## PROVIDED DATA
..............................

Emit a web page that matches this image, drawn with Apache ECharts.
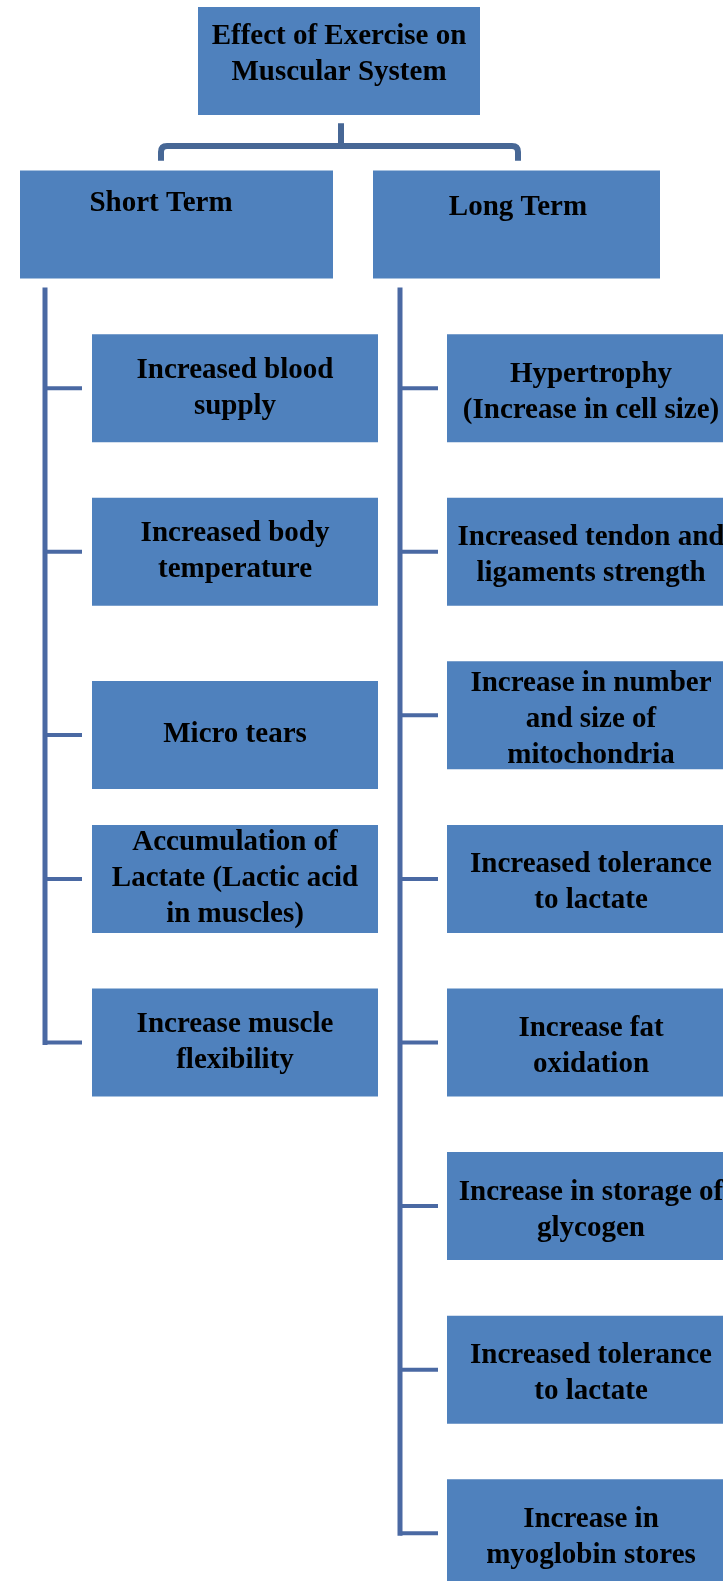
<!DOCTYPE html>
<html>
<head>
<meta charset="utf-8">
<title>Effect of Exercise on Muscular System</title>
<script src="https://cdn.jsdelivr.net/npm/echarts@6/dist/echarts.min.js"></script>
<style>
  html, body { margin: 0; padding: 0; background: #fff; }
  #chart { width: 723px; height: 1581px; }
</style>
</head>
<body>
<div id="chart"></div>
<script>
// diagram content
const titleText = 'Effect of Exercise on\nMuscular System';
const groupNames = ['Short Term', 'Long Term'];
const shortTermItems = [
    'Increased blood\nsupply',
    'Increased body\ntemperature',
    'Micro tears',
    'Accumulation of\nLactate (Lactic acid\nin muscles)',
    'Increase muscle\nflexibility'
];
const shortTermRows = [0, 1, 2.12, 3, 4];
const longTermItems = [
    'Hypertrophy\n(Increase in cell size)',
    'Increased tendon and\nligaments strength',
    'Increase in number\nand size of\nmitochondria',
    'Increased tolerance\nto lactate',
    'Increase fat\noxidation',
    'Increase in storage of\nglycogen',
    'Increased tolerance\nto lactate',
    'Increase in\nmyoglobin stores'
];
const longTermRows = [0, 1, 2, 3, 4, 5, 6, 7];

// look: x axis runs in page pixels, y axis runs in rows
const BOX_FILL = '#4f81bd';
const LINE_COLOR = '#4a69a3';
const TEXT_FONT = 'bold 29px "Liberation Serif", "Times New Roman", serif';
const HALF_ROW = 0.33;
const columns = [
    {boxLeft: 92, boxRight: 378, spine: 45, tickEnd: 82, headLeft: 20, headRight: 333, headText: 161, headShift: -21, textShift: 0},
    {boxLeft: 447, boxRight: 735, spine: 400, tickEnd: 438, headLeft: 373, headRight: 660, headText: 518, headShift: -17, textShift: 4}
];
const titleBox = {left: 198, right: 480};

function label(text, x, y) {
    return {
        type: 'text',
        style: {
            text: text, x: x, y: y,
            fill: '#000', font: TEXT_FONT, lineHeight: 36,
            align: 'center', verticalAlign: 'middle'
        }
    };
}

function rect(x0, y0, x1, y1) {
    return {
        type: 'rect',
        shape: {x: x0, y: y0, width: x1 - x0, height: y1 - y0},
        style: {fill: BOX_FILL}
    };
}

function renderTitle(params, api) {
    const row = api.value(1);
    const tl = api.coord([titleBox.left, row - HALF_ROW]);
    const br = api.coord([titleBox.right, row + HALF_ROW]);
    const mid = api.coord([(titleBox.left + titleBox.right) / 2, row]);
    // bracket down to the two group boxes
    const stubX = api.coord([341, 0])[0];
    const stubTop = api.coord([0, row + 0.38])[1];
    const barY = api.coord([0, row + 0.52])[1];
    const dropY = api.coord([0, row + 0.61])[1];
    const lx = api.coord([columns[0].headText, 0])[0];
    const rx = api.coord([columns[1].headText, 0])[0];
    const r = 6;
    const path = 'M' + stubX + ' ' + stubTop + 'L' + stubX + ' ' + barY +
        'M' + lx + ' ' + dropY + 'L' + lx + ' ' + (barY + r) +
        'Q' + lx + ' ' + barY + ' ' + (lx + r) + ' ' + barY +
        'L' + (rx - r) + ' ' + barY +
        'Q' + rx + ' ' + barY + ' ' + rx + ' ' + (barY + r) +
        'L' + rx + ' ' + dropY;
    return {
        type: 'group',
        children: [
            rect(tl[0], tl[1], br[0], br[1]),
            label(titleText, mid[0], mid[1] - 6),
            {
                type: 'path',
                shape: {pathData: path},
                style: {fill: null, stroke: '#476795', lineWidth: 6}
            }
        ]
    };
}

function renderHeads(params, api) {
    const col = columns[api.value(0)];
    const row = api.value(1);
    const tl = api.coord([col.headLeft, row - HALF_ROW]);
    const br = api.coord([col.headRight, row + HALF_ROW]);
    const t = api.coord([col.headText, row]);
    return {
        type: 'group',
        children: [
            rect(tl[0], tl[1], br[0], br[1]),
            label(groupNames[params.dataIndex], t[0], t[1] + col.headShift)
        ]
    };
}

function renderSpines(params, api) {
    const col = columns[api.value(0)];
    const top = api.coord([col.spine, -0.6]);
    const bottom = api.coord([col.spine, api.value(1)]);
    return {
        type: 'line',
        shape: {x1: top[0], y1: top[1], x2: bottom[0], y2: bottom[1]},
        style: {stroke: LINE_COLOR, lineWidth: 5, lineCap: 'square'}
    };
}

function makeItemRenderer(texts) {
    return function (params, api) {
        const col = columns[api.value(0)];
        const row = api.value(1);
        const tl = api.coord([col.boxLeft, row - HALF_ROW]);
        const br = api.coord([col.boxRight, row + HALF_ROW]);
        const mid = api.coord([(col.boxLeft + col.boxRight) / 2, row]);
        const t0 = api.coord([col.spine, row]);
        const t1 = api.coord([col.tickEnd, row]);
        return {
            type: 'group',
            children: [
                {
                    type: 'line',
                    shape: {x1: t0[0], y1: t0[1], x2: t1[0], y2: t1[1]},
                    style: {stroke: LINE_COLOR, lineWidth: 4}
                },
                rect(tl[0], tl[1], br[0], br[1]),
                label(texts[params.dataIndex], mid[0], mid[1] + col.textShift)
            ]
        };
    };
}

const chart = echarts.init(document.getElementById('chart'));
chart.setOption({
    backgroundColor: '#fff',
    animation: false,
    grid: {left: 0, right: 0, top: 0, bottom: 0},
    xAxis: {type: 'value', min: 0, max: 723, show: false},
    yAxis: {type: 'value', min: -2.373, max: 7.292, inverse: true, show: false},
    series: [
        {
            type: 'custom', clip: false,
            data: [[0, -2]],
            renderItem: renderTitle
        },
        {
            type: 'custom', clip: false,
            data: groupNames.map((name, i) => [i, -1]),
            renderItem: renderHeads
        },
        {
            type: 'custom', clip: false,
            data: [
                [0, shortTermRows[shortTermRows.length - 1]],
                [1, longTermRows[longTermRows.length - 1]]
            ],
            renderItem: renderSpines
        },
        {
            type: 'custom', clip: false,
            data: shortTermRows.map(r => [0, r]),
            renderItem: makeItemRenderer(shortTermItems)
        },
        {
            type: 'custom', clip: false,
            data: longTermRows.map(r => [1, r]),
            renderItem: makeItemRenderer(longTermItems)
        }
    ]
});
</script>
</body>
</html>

..............................

## THE EXERCISE
Keep every word of the data as it is when you write it out, but drop the pictures.

## SOLUTION TO THE PROBLEM
Emit a web page that matches this image, drawn with Apache ECharts.
<!DOCTYPE html>
<html>
<head>
<meta charset="utf-8">
<title>Effect of Exercise on Muscular System</title>
<script src="https://cdn.jsdelivr.net/npm/echarts@6/dist/echarts.min.js"></script>
<style>
  html, body { margin: 0; padding: 0; background: #fff; }
  #chart { width: 723px; height: 1581px; }
</style>
</head>
<body>
<div id="chart"></div>
<script>
// diagram content
const titleText = 'Effect of Exercise on\nMuscular System';
const groupNames = ['Short Term', 'Long Term'];
const shortTermItems = [
    'Increased blood\nsupply',
    'Increased body\ntemperature',
    'Micro tears',
    'Accumulation of\nLactate (Lactic acid\nin muscles)',
    'Increase muscle\nflexibility'
];
const shortTermRows = [0, 1, 2.12, 3, 4];
const longTermItems = [
    'Hypertrophy\n(Increase in cell size)',
    'Increased tendon and\nligaments strength',
    'Increase in number\nand size of\nmitochondria',
    'Increased tolerance\nto lactate',
    'Increase fat\noxidation',
    'Increase in storage of\nglycogen',
    'Increased tolerance\nto lactate',
    'Increase in\nmyoglobin stores'
];
const longTermRows = [0, 1, 2, 3, 4, 5, 6, 7];

// look: x axis runs in page pixels, y axis runs in rows
const BOX_FILL = '#4f81bd';
const LINE_COLOR = '#4a69a3';
const TEXT_FONT = 'bold 29px "Liberation Serif", "Times New Roman", serif';
const HALF_ROW = 0.33;
const columns = [
    {boxLeft: 92, boxRight: 378, spine: 45, tickEnd: 82, headLeft: 20, headRight: 333, headText: 161, headShift: -21, textShift: 0},
    {boxLeft: 447, boxRight: 735, spine: 400, tickEnd: 438, headLeft: 373, headRight: 660, headText: 518, headShift: -17, textShift: 4}
];
const titleBox = {left: 198, right: 480};

function label(text, x, y) {
    return {
        type: 'text',
        style: {
            text: text, x: x, y: y,
            fill: '#000', font: TEXT_FONT, lineHeight: 36,
            align: 'center', verticalAlign: 'middle'
        }
    };
}

function rect(x0, y0, x1, y1) {
    return {
        type: 'rect',
        shape: {x: x0, y: y0, width: x1 - x0, height: y1 - y0},
        style: {fill: BOX_FILL}
    };
}

function renderTitle(params, api) {
    const row = api.value(1);
    const tl = api.coord([titleBox.left, row - HALF_ROW]);
    const br = api.coord([titleBox.right, row + HALF_ROW]);
    const mid = api.coord([(titleBox.left + titleBox.right) / 2, row]);
    // bracket down to the two group boxes
    const stubX = api.coord([341, 0])[0];
    const stubTop = api.coord([0, row + 0.38])[1];
    const barY = api.coord([0, row + 0.52])[1];
    const dropY = api.coord([0, row + 0.61])[1];
    const lx = api.coord([columns[0].headText, 0])[0];
    const rx = api.coord([columns[1].headText, 0])[0];
    const r = 6;
    const path = 'M' + stubX + ' ' + stubTop + 'L' + stubX + ' ' + barY +
        'M' + lx + ' ' + dropY + 'L' + lx + ' ' + (barY + r) +
        'Q' + lx + ' ' + barY + ' ' + (lx + r) + ' ' + barY +
        'L' + (rx - r) + ' ' + barY +
        'Q' + rx + ' ' + barY + ' ' + rx + ' ' + (barY + r) +
        'L' + rx + ' ' + dropY;
    return {
        type: 'group',
        children: [
            rect(tl[0], tl[1], br[0], br[1]),
            label(titleText, mid[0], mid[1] - 6),
            {
                type: 'path',
                shape: {pathData: path},
                style: {fill: null, stroke: '#476795', lineWidth: 6}
            }
        ]
    };
}

function renderHeads(params, api) {
    const col = columns[api.value(0)];
    const row = api.value(1);
    const tl = api.coord([col.headLeft, row - HALF_ROW]);
    const br = api.coord([col.headRight, row + HALF_ROW]);
    const t = api.coord([col.headText, row]);
    return {
        type: 'group',
        children: [
            rect(tl[0], tl[1], br[0], br[1]),
            label(groupNames[params.dataIndex], t[0], t[1] + col.headShift)
        ]
    };
}

function renderSpines(params, api) {
    const col = columns[api.value(0)];
    const top = api.coord([col.spine, -0.6]);
    const bottom = api.coord([col.spine, api.value(1)]);
    return {
        type: 'line',
        shape: {x1: top[0], y1: top[1], x2: bottom[0], y2: bottom[1]},
        style: {stroke: LINE_COLOR, lineWidth: 5, lineCap: 'square'}
    };
}

function makeItemRenderer(texts) {
    return function (params, api) {
        const col = columns[api.value(0)];
        const row = api.value(1);
        const tl = api.coord([col.boxLeft, row - HALF_ROW]);
        const br = api.coord([col.boxRight, row + HALF_ROW]);
        const mid = api.coord([(col.boxLeft + col.boxRight) / 2, row]);
        const t0 = api.coord([col.spine, row]);
        const t1 = api.coord([col.tickEnd, row]);
        return {
            type: 'group',
            children: [
                {
                    type: 'line',
                    shape: {x1: t0[0], y1: t0[1], x2: t1[0], y2: t1[1]},
                    style: {stroke: LINE_COLOR, lineWidth: 4}
                },
                rect(tl[0], tl[1], br[0], br[1]),
                label(texts[params.dataIndex], mid[0], mid[1] + col.textShift)
            ]
        };
    };
}

const chart = echarts.init(document.getElementById('chart'));
chart.setOption({
    backgroundColor: '#fff',
    animation: false,
    grid: {left: 0, right: 0, top: 0, bottom: 0},
    xAxis: {type: 'value', min: 0, max: 723, show: false},
    yAxis: {type: 'value', min: -2.373, max: 7.292, inverse: true, show: false},
    series: [
        {
            type: 'custom', clip: false,
            data: [[0, -2]],
            renderItem: renderTitle
        },
        {
            type: 'custom', clip: false,
            data: groupNames.map((name, i) => [i, -1]),
            renderItem: renderHeads
        },
        {
            type: 'custom', clip: false,
            data: [
                [0, shortTermRows[shortTermRows.length - 1]],
                [1, longTermRows[longTermRows.length - 1]]
            ],
            renderItem: renderSpines
        },
        {
            type: 'custom', clip: false,
            data: shortTermRows.map(r => [0, r]),
            renderItem: makeItemRenderer(shortTermItems)
        },
        {
            type: 'custom', clip: false,
            data: longTermRows.map(r => [1, r]),
            renderItem: makeItemRenderer(longTermItems)
        }
    ]
});
</script>
</body>
</html>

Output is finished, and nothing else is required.